Less explored, however, are the roles of demographic traits such as fecundity, mortality and generation length, especially at large spatial scales. Such traits have been hypothesized to indirectly affect dispersal capacity through their effect on the number of individuals in a population, the number of offspring per generation, the local extinction rate and the frequency of reproductive cycles, all of which can influence the probability of dispersal events (Perry et al. 2005, Stevens et al. 2013, Castorani et al. 2017, Bonte and Dahirel 2017, Weil et al. 2022). For instance, dispersal distances were shown to be correlated with fast life-history strategies (i.e., high fecundity and low survival rates) in plants (Beckman et al. 2018). Additionally, it has been hypothesized that species with shorter generation length have more dispersal opportunities per time unit, which has been supported in butterflies (Stevens et al. 2012). However, tests of these relationships using genetic data are still sparse, mostly because demographic traits are costly to estimate for many taxa. Additionally, the question remains regarding to what extent these demographic traits are correlated with morphological and foraging ecology traits (e.g., body size), and therefore whether they would be informative in predictive models of genetic differentiation.

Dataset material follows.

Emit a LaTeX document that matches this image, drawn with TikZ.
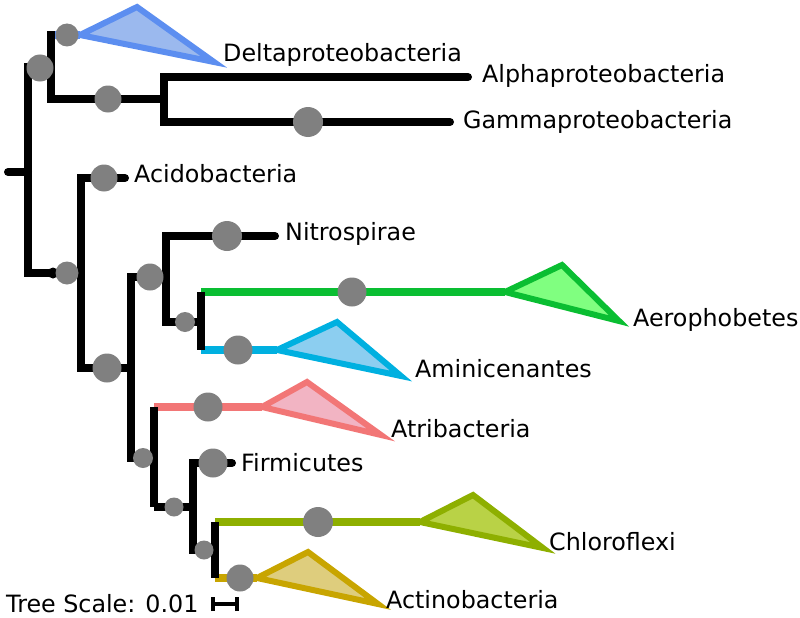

Here, we create a machine learning model that draws from landscape genetics and predictive phylogeography (Espíndola et al. 2016, Pelletier and Carstens 2018, Sullivan et al. 2019) to predict the magnitude of genetic differentiation among populations, using environmental descriptors and both dispersal-related and demographic traits within multiple co-distributed bird taxa in the Atlantic forest of Brazil. Machine learning techniques have been showing great promise in population genetics as a tool to leverage available data to understand and predict geographic patterns (Schrider and Kern 2018). We used such approach to combine published mtDNA data with available ecological datasets and evaluate model accuracy in predicting regions that concentrate high levels of genetic differentiation, representing phylogeographic breaks in this ecosystem. We specifically ask: 1) can this machine learning approach be used to accurately predict both global (assembly-wide) and species-specific genetic differentiation? 2) does the inclusion of species-specific ecological traits improve model accuracy? 3) what is the relative importance of dispersal traits and demographic traits in aiding model prediction? The first question aims to evaluate whether a machine learning approach can summarize existing information and learn enough about the spatial correlates of genetic breaks to predict which areas may function as barriers to gene flow in a focal region or for a focal species. The second question addresses whether features of the abiotic environment alone are enough to explain these correlations and to what extent data on ecological traits can help predictive approaches. Finally, the third question helps address the aforementioned knowledge gap about the correlation of demographic traits and dispersal.